## Begin Collected material

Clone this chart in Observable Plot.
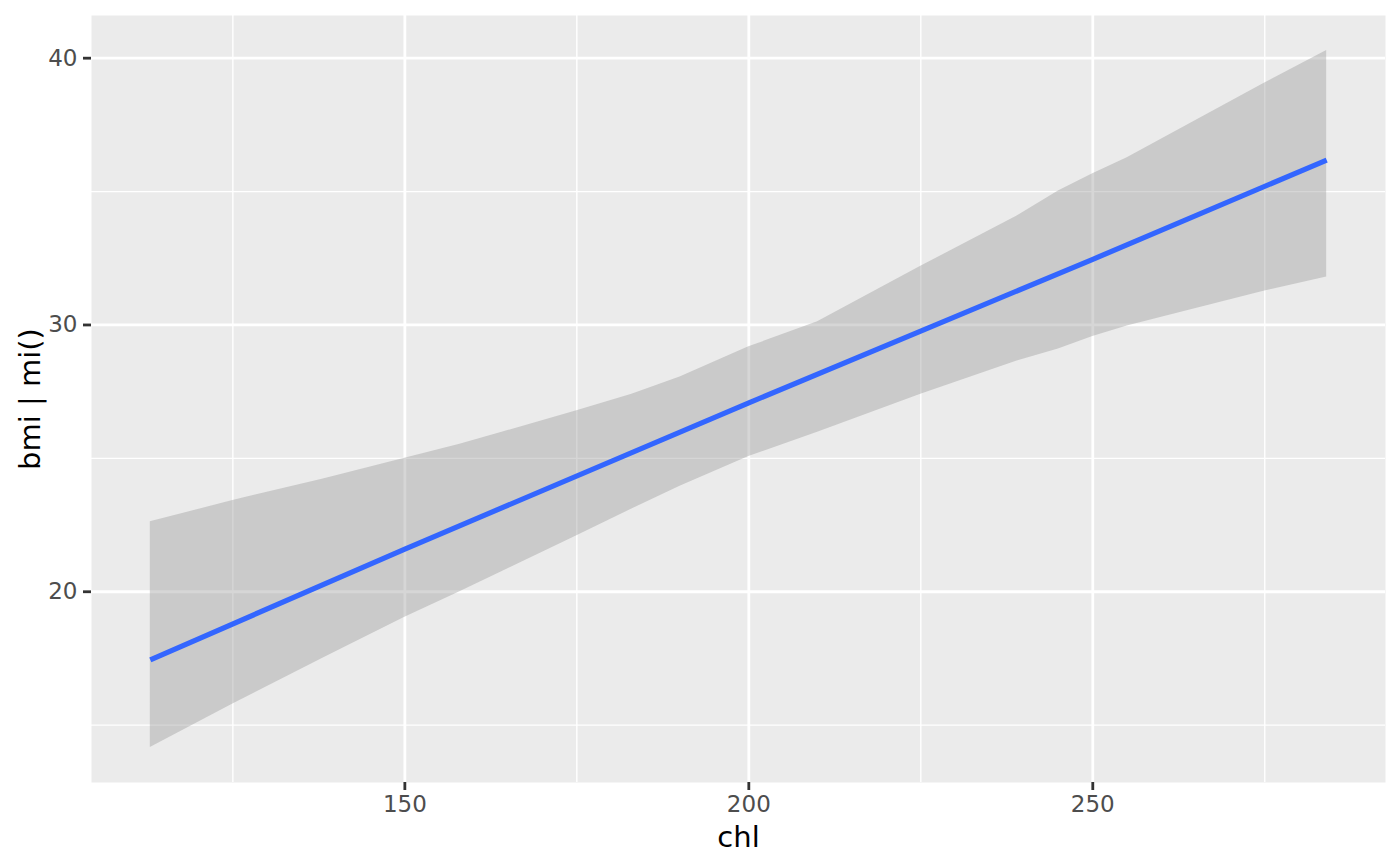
<!DOCTYPE html>
<html>
<head>
<meta charset="utf-8">
<script src="https://cdn.jsdelivr.net/npm/d3@7"></script>
<script src="https://cdn.jsdelivr.net/npm/@observablehq/plot@0.6"></script>
<style>
  html, body { margin: 0; padding: 0; background: #ffffff; }
  #chart svg { display: block; }
</style>
</head>
<body>
<div id="chart"></div>
<script>
// Confidence band (pooled fit)
const chl   = [113, 125, 138, 150, 158, 164, 175, 183, 190, 200, 210, 225, 239, 245, 250, 255, 275, 284];
const lower = [14.16, 15.79, 17.5, 19.04, 20.0, 20.74, 22.1, 23.1, 23.95, 25.07, 25.98, 27.4, 28.65, 29.1, 29.57, 29.96, 31.27, 31.8];
const upper = [22.62, 23.42, 24.22, 25.0, 25.53, 25.97, 26.78, 27.4, 28.05, 29.18, 30.12, 32.2, 34.08, 35.02, 35.67, 36.27, 39.07, 40.29];

// Fitted line
const lineChl = [113, 150, 200, 250, 284];
const fitBmi  = [17.45, 21.6, 27.08, 32.46, 36.18];

// Ticks
const xMajor = [150, 200, 250];
const xMinor = [125, 175, 225, 275];
const yMajor = [20, 30, 40];
const yMinor = [15, 25, 35];

const band = chl.map((c, i) => ({chl: c, lower: lower[i], upper: upper[i]}));
const fit = lineChl.map((c, i) => ({chl: c, bmi: fitBmi[i]}));

const font = "DejaVu Sans";

const chart = Plot.plot({
  width: 1400,
  height: 866,
  marginLeft: 91,
  marginRight: 15,
  marginTop: 15,
  marginBottom: 84,
  style: {fontFamily: font, background: "#ffffff"},
  x: {domain: [104.45, 292.55]},
  y: {domain: [12.85, 41.6]},
  marks: [
    Plot.frame({fill: "#EBEBEB", stroke: null}),
    Plot.gridX(xMinor, {stroke: "#ffffff", strokeOpacity: 1, strokeWidth: 1.4}),
    Plot.gridY(yMinor, {stroke: "#ffffff", strokeOpacity: 1, strokeWidth: 1.4}),
    Plot.gridX(xMajor, {stroke: "#ffffff", strokeOpacity: 1, strokeWidth: 2.8}),
    Plot.gridY(yMajor, {stroke: "#ffffff", strokeOpacity: 1, strokeWidth: 2.8}),
    Plot.areaY(band, {x: "chl", y1: "lower", y2: "upper", fill: "#999999", fillOpacity: 0.4}),
    Plot.line(fit, {x: "chl", y: "bmi", stroke: "#3366FF", strokeWidth: 5.2, strokeLinecap: "butt"}),
    Plot.axisX({ticks: xMajor, tickSize: 8, tickPadding: 5, fontSize: 23, stroke: "#333333", fill: "#4D4D4D", strokeWidth: 2.8, label: null}),
    Plot.axisY({ticks: yMajor, tickSize: 8, tickPadding: 6, fontSize: 23, stroke: "#333333", fill: "#4D4D4D", strokeWidth: 2.8, label: null}),
    Plot.text(["chl"], {frameAnchor: "bottom", textAnchor: "middle", lineAnchor: "bottom", dy: 64, fontSize: 29, fill: "#000000", fontFamily: font}),
    Plot.text(["bmi | mi()"], {frameAnchor: "left", textAnchor: "middle", lineAnchor: "bottom", rotate: -90, dx: -52, fontSize: 29, fill: "#000000", fontFamily: font})
  ]
});
document.getElementById("chart").appendChild(chart);
</script>
</body>
</html>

## End Collected material

→ **Task to complete**
Copy out all lines that carry the word "chart".

→ **Exercise output**
Clone this chart in Observable Plot.
  #chart svg { display: block; }
<div id="chart"></div>
const chart = Plot.plot({
document.getElementById("chart").appendChild(chart);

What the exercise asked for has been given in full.